إِنَّا للهِ وَإِنَّـا إِلَيْهِ رَاجِعونَ
Death is the mystery in which I hold the most faith. Living in an Apocalypse is the acceptance of my own demise, to think about the end of me. My end. Death is always the thing that happens to anyone else as long as we're alive. I have seen a lot of death since I was very young, not everyone has that experience I have come to learn. This doesn't normalise death but makes it more acceptable, less of a dangerous nature. Death becomes a peace. It humbles you right down, debilitates you, crushes you and breaks you. To deal with grief, the trauma of death, you have to let it flow out of you, even if it takes years to come. You go through all of it, an unbearable burden of mourning and mostly come out of it ok, open to more of life and more gratitude to live it.
I was so madly in love this one time, so much that my spirit was weaving poetry for the most wonderful person. He filled my home with flowers, and my mothers home, spilling out into the streets. The fragrance and life from all of the vases made us all heady. Hearts in our eyes. I started collecting all the pollens in their different shades from all the lilies, stockpiling dyes for the future Pantry, yellows and burnt oranges and rich reds. I saved all the petals and made potpourri, like my grandmother used to do. Of course I had to, I couldn't throw them away or compost them. I ended up with so many petals. I added to it every time something magical happened, like Kholofelo and Farhana's wedding: the eucalyptus hangings were invigorating, some were burnt and the rest went into the Pot of Love Pourri. So in love were we two that we wanted to do it forever and we almost did except that our love made us too hungry and we started eating ourselves. It was fine that it didn't work out, it was our decision and it was better to be friends who can love instead. In the end my heart broke so that I woke up and couldn't move. Right behind my heart my back had seized and it hurt to breathe, a bleeding heart and a weary world. I recognised it as the feeling of someone who you really love dying, which of course didn't make it easier but it made me know that I needed to feel every fucking bump and bruise, every gaping hole. It was horrible but I kept it in honesty even when he suddenly disappeared completely. A few weeks later my grandmother passed away, the love of our lives, the Rose, our Matriarch, most beloved Mamma. Death had finally arrived for her, she welcomed it and we knew it would happen. There was absolutely no space to feel anything else but the full gravity of her passing, the agony of being without her.

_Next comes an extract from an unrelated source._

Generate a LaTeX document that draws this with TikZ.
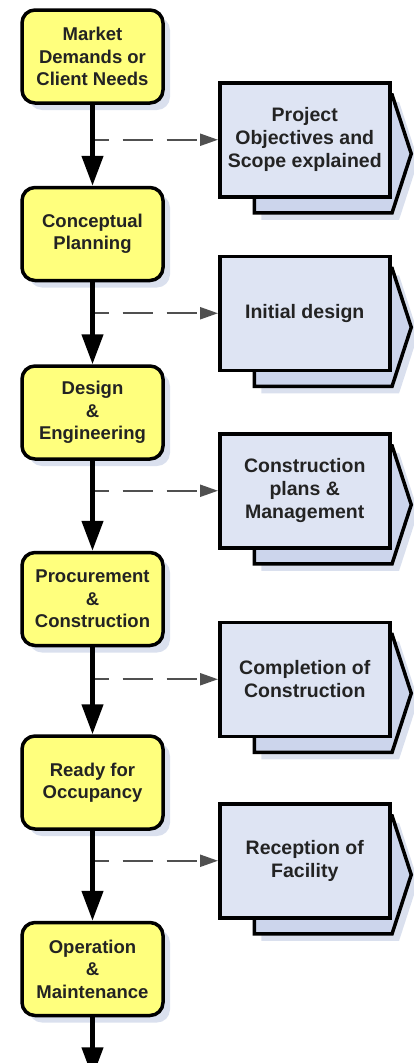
\documentclass[tikz,border=0pt]{standalone}
\usepackage{fontspec}
\setmainfont{Liberation Sans}
\usepackage{tikz}
\usetikzlibrary{positioning}
\usetikzlibrary{calc}
\usetikzlibrary{arrows.meta}
\usetikzlibrary{shapes.symbols}
\usetikzlibrary{shadows}
\definecolor{stepyellow}{RGB}{255,255,125}
\definecolor{outblue}{RGB}{222,228,243}
\definecolor{backblue}{RGB}{204,213,236}
\definecolor{shadowblue}{RGB}{218,224,238}
\definecolor{dashgray}{RGB}{80,80,80}
\definecolor{textdark}{RGB}{35,35,35}

\begin{document}
\begin{tikzpicture}[x=1pt, y=1pt, every node/.style={align=center, font=\fontsize{18.5}{22.5}\selectfont\bfseries, text=textdark},
    phasebox/.style={draw=black, line width=3.5pt, fill=stepyellow, rounded corners=13pt, minimum width=141pt, minimum height=93pt, inner sep=2pt,
        drop shadow={shadow xshift=7pt, shadow yshift=-7pt, fill=shadowblue, opacity=1}},
    outbox/.style={draw=black, line width=3.5pt, fill=outblue, minimum width=170pt, minimum height=114pt, inner sep=2pt,
        font=\fontsize{19.5}{23}\selectfont\bfseries},
    backbox/.style={shape=signal, signal to=east, signal pointer angle=144, draw=black, line width=3.5pt, fill=backblue,
        minimum width=157pt, minimum height=118pt, inner sep=0pt,
        drop shadow={shadow xshift=7pt, shadow yshift=-7pt, fill=shadowblue, opacity=1}},
    flow/.style={line width=4.5pt, -{Triangle[length=30pt, width=21pt]}},
    feed/.style={draw=dashgray, line width=2.2pt, dash pattern=on 30pt off 14pt, dash phase=14pt, -{Triangle[length=18pt, width=12pt]}}]

        \useasboundingbox (0,0) rectangle (414,-1063);

        % Phases
        \node[phasebox] (market) at (92.5,-56.5) {Market\\Demands or\\Client Needs};
        \node[phasebox, below=81pt of market] (concept) {Conceptual\\Planning};
        \node[phasebox, below=82pt of concept] (design) {Design\\\&\\Engineering};
        \node[phasebox, below=90pt of design] (procure) {Procurement\\\&\\Construction};
        \node[phasebox, below=87pt of procure] (ready) {Ready for\\Occupancy};
        \node[phasebox, below=90pt of ready] (operate) {Operation\\\&\\Maintenance};
        \coordinate[below=60pt of operate] (finish);

        % Outputs
        \coordinate[below=35pt of market] (m1);
        \node[backbox, right=160pt of m1, yshift=-14pt] (b1) {};
        \node[outbox, right=125.5pt of m1] (o1) {Project\\Objectives and\\Scope explained};
        \draw[feed] (m1) -- (o1);

        \coordinate[below=31pt of concept] (m2);
        \node[backbox, right=160pt of m2, yshift=-14pt] (b2) {};
        \node[outbox, right=125.5pt of m2] (o2) {Initial design};
        \draw[feed] (m2) -- (o2);

        \coordinate[below=30pt of design] (m3);
        \node[backbox, right=160pt of m3, yshift=-14pt] (b3) {};
        \node[outbox, right=125.5pt of m3] (o3) {Construction\\plans \&\\Management};
        \draw[feed] (m3) -- (o3);

        \coordinate[below=32pt of procure] (m4);
        \node[backbox, right=160pt of m4, yshift=-14pt] (b4) {};
        \node[outbox, right=125.5pt of m4] (o4) {Completion of\\Construction};
        \draw[feed] (m4) -- (o4);

        \coordinate[below=30pt of ready] (m5);
        \node[backbox, right=160pt of m5, yshift=-14pt] (b5) {};
        \node[outbox, right=125.5pt of m5] (o5) {Reception of\\Facility};
        \draw[feed] (m5) -- (o5);

        % Main flow
        \draw[flow] (market) -- (concept);
        \draw[flow] (concept) -- (design);
        \draw[flow] (design) -- (procure);
        \draw[flow] (procure) -- (ready);
        \draw[flow] (ready) -- (operate);
        \draw[flow] (operate) -- (finish);

    \end{tikzpicture}
\end{document}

I could not mourn the love who filled my home with flowers, I had absolutely no capacity and of course he could not compete or grieve with me.
The days before her final passing I came to recognise the face of death, I'd seen it before and understood at that moment the truth was absolute, she was already within death's loving embrace. It is certain that death in this instance was a gradual process.
I knew exactly the moment my grandmother passed away, I was not with her, I was in meditation and felt her last breath come from me and my eyes shot open. I needed a moment to be in myself before I got back to her and my family and be ready to fall apart, even just for a bit, before having to stand up again and do the necessary duties to prepare for the burial the next day.
We were privileged to prepare her body, to wash her with all the women in our family, altogether. We dried her and shrouded her, her kaffang so much bigger than she. Roses and camphor with her in her linen sheets. There were so many flowers that I kept them and dried them, with the camphor. Of course I had to, I couldn't throw them away or compost them. Camphor has a very specific smell if the first time you smell it is when you kiss the forehead of the deceased as a child. A smell of death for me. I had that smell in my room for months as I would toss the flowers. They had essentially eventually withered, dried and died and they were beautiful, even more beautiful. I had so much of it, huge pile but I could not of course throw away. I took some of the pile and poured vinegar over it, preparing a potential of uses from cleaners to conditioner. Preparing a new life to the things that had died, refreshing and restarting. It sat for a year, this Love Asyn, before I told it's story to our Medicine & Arts class in this week dealing with Death and the Corpse.
Grief is not something that goes away or heals entirely, it stays with you forever, as long as you live and as Mamma said, "Death often comes to show, we love more deeply than we know." Our depth and capacity to love is expanded beyond our knowledge and experience when death happens to us, imagine how much space that creates for those of us in life. The ultimate potentiality of Love Matter.
As for a broken heart, to give him the respect he held in my heart I decided to remember only the good and only the magic, the sanctity and not the struggles. Keep it as a memory, something that happened to us in our pasts and dilute the sense of time. It's about survival, this life.
A Recipe Ode to إِنَّا للهِ وَإِنَّـا إِلَيْهِ رَاجِعونَ
Wither you will, wither you won't, wither you do, wither you don't
- Flowers and leaves with heavy heady scent
- Alcohol, spirit or wine
- Dry the plant material in a basket or cardboard box, something that keeps the humidity low. Toss every few days.
- Expose alcohol to air and leave for a long, long time. Long time. You're making vinegar.
Add dried plant material to vinegar and leave for at least a month. Use for cleaning household, soaking greasy or heavily soiled things, dilute to make hair conditioner or even eat as salad dressing.